Cheltenham Civic Society has condemned the county council’s consultation on a sweeping 20mph speed limit as a “disappointing and weakly-evidenced exercise” that threatens to replicate the disastrous Boots Corner closure. The Society, a registered charity and formal planning consultee, lodged its critical response on 19 June, the very day the consultation closed, warning that Gloucestershire County Council had failed to learn from the earlier fiasco that was abandoned in January 2020.
The consultation covers proposals to blanket much of Cheltenham and surrounding parishes including Swindon Village, Leckhampton with Warden Hill, Prestbury, Charlton Kings and Up Hatherley with a default 20mph limit. Andrew Booton, the Society’s chair, said the exercise confused correlation with causation. “The consultation shows where collisions happened but provides remarkably little evidence explaining why they happened,” the Society’s submission states. “The majority of incidents identified appear to have occurred at junctions, crossing points and locations where different road users interact. Yet the Council has not demonstrated that excessive speed was the primary cause of those incidents or that a blanket 20mph limit is the most effective response.”

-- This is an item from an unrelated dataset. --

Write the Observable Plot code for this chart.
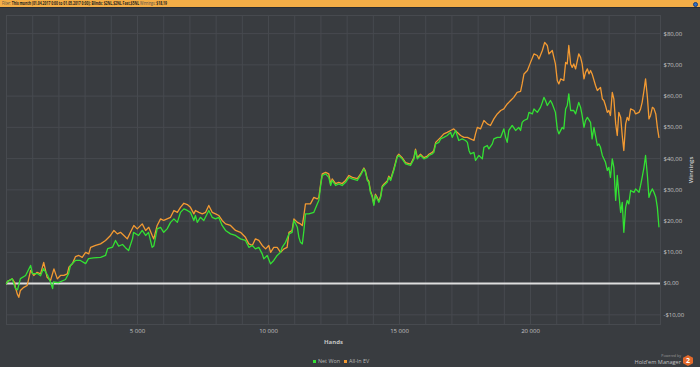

Over the past five years 790 road casualties have been recorded in and around Cheltenham, a quarter resulting in death or serious injury. The current scheme forms part of the Safer Roads and Community 20s programme, which has secured almost £2.8 million in funding and aims to halve deaths and serious injuries on Gloucestershire’s roads by 2032. The Council held pop-up engagement events on Cheltenham High Street on 3 June, in Montpellier Gardens on 10 June, and an online webinar the day before. If sufficient community support materialises, a formal consultation on Traffic Orders could follow in the autumn, with the first physical changes arriving during 2026/27.
The Boots Corner trial, which began in June 2018, restricted general traffic from Clarence Street and surrounding roads as part of the Cheltenham Transport Plan. The experimental orders attracted sustained criticism, not least from the Civic Society which objected to the lack of alternative routes and the temporary street furniture installed. An amended six-month trial started in June 2019, but public confidence drained away amid accusations of selective data presentation, and the whole scheme was scrapped in January 2020. Councillor Roger Whyborn, cabinet member for sustainable transport and road safety, has defended the new 20mph plan as evidence-led, but the Society insists that identifying collision hotspots is not the same as proving a town-wide limit is the right solution.
More than 150 parish councils and unparished areas have expressed interest in the programme, with Cheltenham town centre, Tuffley and Dursley prioritised for the first phase. Later phases covering other parts of Cheltenham are pencilled in for 2027 and 2028.